Rev. Paul Rasmussen, Senior Minister of HPUMC, delivers a strong message speaking out against racism and the white supremacists whose protests lead to violence in Charlottesville, VA over the weekend. One person was killed, others injured, when a car plowed through a crowd of counter-protesters on Saturday. Below is the statement that was read during all services at HPUMC on Sunday.
Dietrich Bonhoeffer said, “We are not to simply bandage the wounds of victims beneath the wheels of injustice, we are to drive a spoke into the wheel itself.”
Driving a spoke into the wheel of injustice is a challenge. It is slow, it is laborious, it is messy, but I believe with all of my heart that we as a church are doing that. I thank you for demanding that we speak.
As the Senior Minister of this church, I humbly invite you to join me in rebuking and condemning the atrocities that took place in Charlottesville yesterday. I invite you to join me in calling it out for what it is, a grotesque display of racism, evil, and sin.
As people of faith, as people of Scripture, as followers of Jesus, and as a church whose mission it is to help people become deeply devoted followers of Christ, we recognize that any expressions of white supremacy are sinful and wholly antithetical to the Gospel.
Gospel accuracy and responsibility, as threaded through the very words of our baptism, call out “evil, injustice, and oppression in whatever forms they may present themselves.”
Part of yesterday’s violent charade was the carrying of Nazi flags. The carrying of Nazi flags is evil. That flag is nothing more than a symbol of an evil failed state that brutally killed more than six million Jews, countless Romani people, and others judged to be inferior. Those who sacrificed their lives in World War II, many members of this church and your beloved sons, daughters, parents, and grandparents defeated that evil. It is truly un-American and certainly unchristian to carry the flag for an evil dictatorship that our country sacrificially and victoriously opposed.
There is no place for racial supremacy in the Kingdom of God.
Four hundred years ago, as my friend Bill Coffin once reminded me, Galileo looked into the telescope and saw that Copernicus was right. That earth was not the center of the universe, but only a modest planet revolving around its sun. Today, no one country, no one race, no one way of thinking no matter how glorious its past, how brilliant its future, how might its might, or how generous its people, none is the center. God is. When we think otherwise, we descend into the sinful path of idolatry of the worst kind.
So we ask this morning, what is the antidote to what we have witnessed?
I humbly invite you to pray with me that we reclaim our belief and confidence that God is the only thing supreme in our cosmos.
I pray that we start anew today to love what God loves.
I pray for God’s strength in offering respect and justice to those with whom we deeply differ.
I pray that God might fill in the negative space between our differences with the only thing that reflects the Kingdom of God, love.
I pray for a renewal of the spirit of social justice that has permeated our church for more than 100 years.

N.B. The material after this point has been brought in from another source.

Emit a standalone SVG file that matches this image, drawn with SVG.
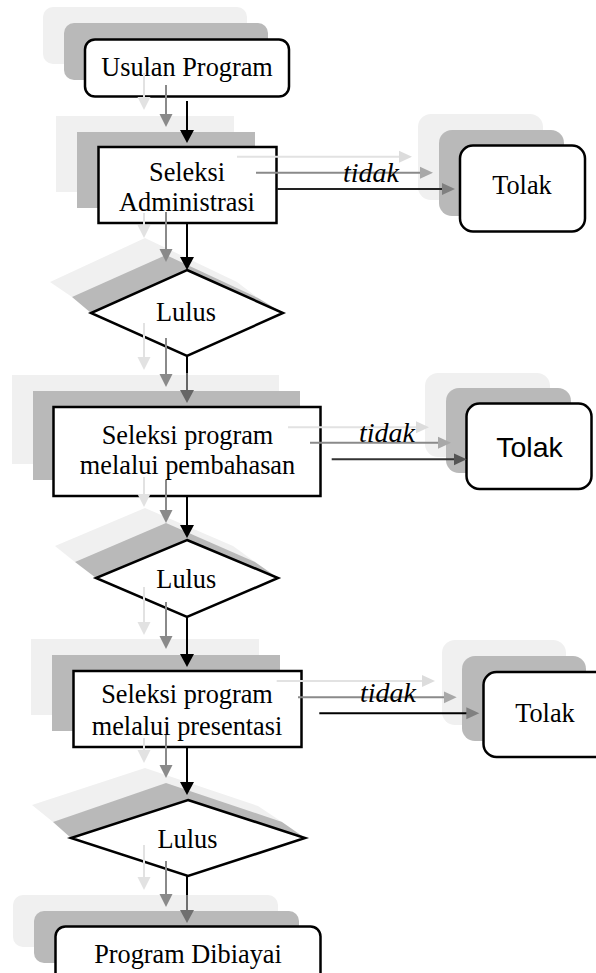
<svg xmlns="http://www.w3.org/2000/svg" width="596" height="973" viewBox="0 0 596 973">
<defs>
<style>
.sl{fill:#f0f0f0}
.sm{fill:#b9b9b9}
.shape{fill:#fff;stroke:#000;stroke-width:2.5}
.t{font-family:"Liberation Serif","Times New Roman",serif;font-size:26.3px;fill:#000;text-anchor:middle}
.ti{font-style:italic;font-size:28px}
.ts{font-family:"Liberation Sans",Arial,sans-serif;font-size:28.5px}
.c{fill:none;stroke-width:2}
.cb{stroke:#000}
.cl{stroke:#e2e2e2}
.cm{stroke:#8a8a8a}
.c66{stroke:#666}
.c70{stroke:#707070}
.c33{stroke:#333}
.c22{stroke:#222}
</style>
<marker id="ab" markerUnits="userSpaceOnUse" markerWidth="14" markerHeight="14" refX="1" refY="7" orient="auto" viewBox="0 0 14 14"><path d="M0,0 L13,7 L0,14 z" fill="#000"/></marker>
<marker id="al" markerUnits="userSpaceOnUse" markerWidth="14" markerHeight="14" refX="1" refY="7" orient="auto" viewBox="0 0 14 14"><path d="M0,0.5 L13,7 L0,13.5 z" fill="#e2e2e2"/></marker>
<marker id="am" markerUnits="userSpaceOnUse" markerWidth="14" markerHeight="14" refX="1" refY="7" orient="auto" viewBox="0 0 14 14"><path d="M0,0.5 L13,7 L0,13.5 z" fill="#8a8a8a"/></marker>
<marker id="a66" markerUnits="userSpaceOnUse" markerWidth="14" markerHeight="14" refX="1" refY="7" orient="auto" viewBox="0 0 14 14"><path d="M0,0 L13,7 L0,14 z" fill="#666"/></marker>
<marker id="a70" markerUnits="userSpaceOnUse" markerWidth="14" markerHeight="14" refX="1" refY="7" orient="auto" viewBox="0 0 14 14"><path d="M0,0 L13,7 L0,14 z" fill="#707070"/></marker>
<marker id="a80" markerUnits="userSpaceOnUse" markerWidth="14" markerHeight="14" refX="1" refY="7" orient="auto" viewBox="0 0 14 14"><path d="M0,1 L13,7 L0,13 z" fill="#808080"/></marker>
<marker id="a55" markerUnits="userSpaceOnUse" markerWidth="14" markerHeight="14" refX="1" refY="7" orient="auto" viewBox="0 0 14 14"><path d="M0,1 L13,7 L0,13 z" fill="#555"/></marker>
<marker id="atm" markerUnits="userSpaceOnUse" markerWidth="14" markerHeight="14" refX="1" refY="7" orient="auto" viewBox="0 0 14 14"><path d="M0,1 L13,7 L0,13 z" fill="#a8a8a8"/></marker>
<marker id="atl" markerUnits="userSpaceOnUse" markerWidth="14" markerHeight="14" refX="1" refY="7" orient="auto" viewBox="0 0 14 14"><path d="M0,1 L13,7 L0,13 z" fill="#dcdcdc"/></marker>
</defs>
<rect x="0" y="0" width="596" height="973" fill="#fff"/>

<g id="usulan">
<rect class="sl" x="43" y="7" width="204" height="57" rx="10"/>
<rect class="sm" x="64" y="23" width="204" height="57" rx="10"/>
<rect class="shape" x="85" y="39.5" width="204" height="57" rx="10"/>
<text class="t" x="187" y="76">Usulan Program</text>
</g>

<g id="seleksi-admin">
<rect class="sl" x="56" y="116" width="178" height="76"/>
<rect class="sm" x="77" y="132" width="178" height="76"/>
<rect class="shape" x="98.5" y="147" width="178" height="76"/>
<text class="t" x="187" y="181">Seleksi</text>
<text class="t" x="187" y="211">Administrasi</text>
</g>

<g id="tolak1">
<rect class="sl" x="418" y="114" width="125" height="86" rx="13"/>
<rect class="sm" x="439" y="130" width="125" height="86" rx="13"/>
<rect class="shape" x="460" y="145.5" width="125" height="86" rx="13"/>
<text class="t" x="522" y="194.3">Tolak</text>
</g>

<g id="lulus1">
<polygon class="sl" points="50,282 145,238 237,282 258,298 72,297"/>
<polygon class="sm" points="72,297 166,255 258,298 283,313 91,313"/>
<polygon class="shape" points="187,270 283,313 187,356 91,313"/>
<text class="t" x="186" y="320.7">Lulus</text>
</g>

<g id="seleksi-pembahasan">
<rect class="sl" x="12" y="375" width="267" height="89"/>
<rect class="sm" x="33" y="391" width="267" height="89"/>
<rect class="shape" x="53.5" y="407" width="267" height="89"/>
<text class="t" x="187.5" y="444">Seleksi program</text>
<text class="t" x="187.5" y="474">melalui pembahasan</text>
</g>

<g id="tolak2">
<rect class="sl" x="425" y="373" width="125" height="84" rx="13"/>
<rect class="sm" x="446" y="388" width="125" height="85" rx="13"/>
<rect class="shape" x="466.5" y="403.5" width="125" height="85.5" rx="13"/>
<text class="t ts" x="529.5" y="457.3">Tolak</text>
</g>

<g id="lulus2">
<polygon class="sl" points="55,546 145,508 233,546 255,562 75,562"/>
<polygon class="sm" points="75,562 166,523 255,562 278,578 96,578"/>
<polygon class="shape" points="187,540 278,578 187,617 96,578"/>
<text class="t" x="186.3" y="588.3">Lulus</text>
</g>

<g id="seleksi-presentasi">
<rect class="sl" x="31" y="639" width="228" height="76"/>
<rect class="sm" x="52" y="655" width="228" height="76"/>
<rect class="shape" x="73.5" y="671" width="228" height="76"/>
<text class="t" x="187" y="702.7">Seleksi program</text>
<text class="t" x="187" y="735">melalui presentasi</text>
</g>

<g id="tolak3">
<rect class="sl" x="442" y="640" width="124" height="85" rx="13"/>
<rect class="sm" x="462" y="656" width="124" height="85" rx="13"/>
<rect class="shape" x="483.5" y="672" width="124" height="85" rx="13"/>
<text class="t" x="545" y="721.7">Tolak</text>
</g>

<g id="lulus3">
<polygon class="sl" points="32,805 145,768 258,806 282,822 53,822"/>
<polygon class="sm" points="53,822 166,783 282,822 305,838 71,838"/>
<polygon class="shape" points="188,800 305,838 188,876 71,838"/>
<text class="t" x="187.5" y="848.3">Lulus</text>
</g>

<g id="program-dibiayai">
<rect class="sl" x="13" y="895" width="265" height="52" rx="10"/>
<rect class="sm" x="34" y="911" width="265" height="52" rx="10"/>
<rect class="shape" x="55.5" y="926.5" width="265" height="60" rx="10"/>
<text class="t" x="188" y="962.7">Program Dibiayai</text>
</g>

<g id="connectors">
<path class="c cb" d="M187,101 V131" marker-end="url(#ab)"/>
<path class="c cb" d="M187,223 V258" marker-end="url(#ab)"/>
<path class="c cb" d="M187,356 V373"/>
<path class="c c66" d="M187,373 V391" marker-end="url(#a66)"/>
<path class="c cb" d="M187,496 V526" marker-end="url(#ab)"/>
<path class="c cb" d="M187,617 V655" marker-end="url(#ab)"/>
<path class="c cb" d="M187,747 V783" marker-end="url(#ab)"/>
<path class="c cb" d="M187,876 V895"/>
<path class="c c70" d="M187,895 V911" marker-end="url(#a70)"/>

<path class="c cl" d="M144,73 V98" marker-end="url(#al)"/>
<path class="c cl" d="M144,213 V226" marker-end="url(#al)"/>
<path class="c cl" d="M144,323 V358" marker-end="url(#al)"/>
<path class="c cl" d="M144,477 V495" marker-end="url(#al)"/>
<path class="c cl" d="M144,587 V623" marker-end="url(#al)"/>
<path class="c cl" d="M144,738 V751" marker-end="url(#al)"/>
<path class="c cl" d="M144,845 V878" marker-end="url(#al)"/>

<path class="c cm" d="M166,85 V115" marker-end="url(#am)"/>
<path class="c cm" d="M166,212 V250" marker-end="url(#am)"/>
<path class="c cm" d="M166,338 V375" marker-end="url(#am)"/>
<path class="c cm" d="M166,480 V511" marker-end="url(#am)"/>
<path class="c cm" d="M166,602 V637" marker-end="url(#am)"/>
<path class="c cm" d="M166,735 V766" marker-end="url(#am)"/>
<path class="c cm" d="M166,861 V895" marker-end="url(#am)"/>

<path class="c c22" d="M277,189 H443" marker-end="url(#a80)"/>
<path class="c cm" d="M256,172.7 H421" marker-end="url(#atm)"/>
<path class="c cl" d="M237,156.7 H400" marker-end="url(#atl)"/>

<path class="c c33" d="M331.7,459.3 H454.7" marker-end="url(#a55)"/>
<path class="c cm" d="M310,442.7 H439" marker-end="url(#atm)"/>
<path class="c cl" d="M288,427.3 H417" marker-end="url(#atl)"/>

<path class="c cb" d="M319.3,713.3 H467.3" marker-end="url(#a80)"/>
<path class="c cm" d="M298,697.3 H444.7" marker-end="url(#atm)"/>
<path class="c cl" d="M276.7,681 H423" marker-end="url(#atl)"/>

<text class="t ti" x="371" y="181.7">tidak</text>
<text class="t ti" x="387" y="441.7">tidak</text>
<text class="t ti" x="388" y="701.7">tidak</text>
</g>
</svg>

And I pray that we cling fast to the sacred words of Paul in Colossians 3:11, "in that renewal there is no longer Greek and Jew, circumcised and uncircumcised, barbarian, Scythian, slave and free, but Christ is all and in all!"
I pray that the only thing holier than the statements we make, will be the lives that we lead, and the influence we wield. I pray to live as God would have us live, to serve as God would have us serve, and love as God would have us love.
Finally Lord, we humbly pray for the victims of the violence and their families. We pray for intentional, loving steps toward healing and reconciliation in our communities and our country.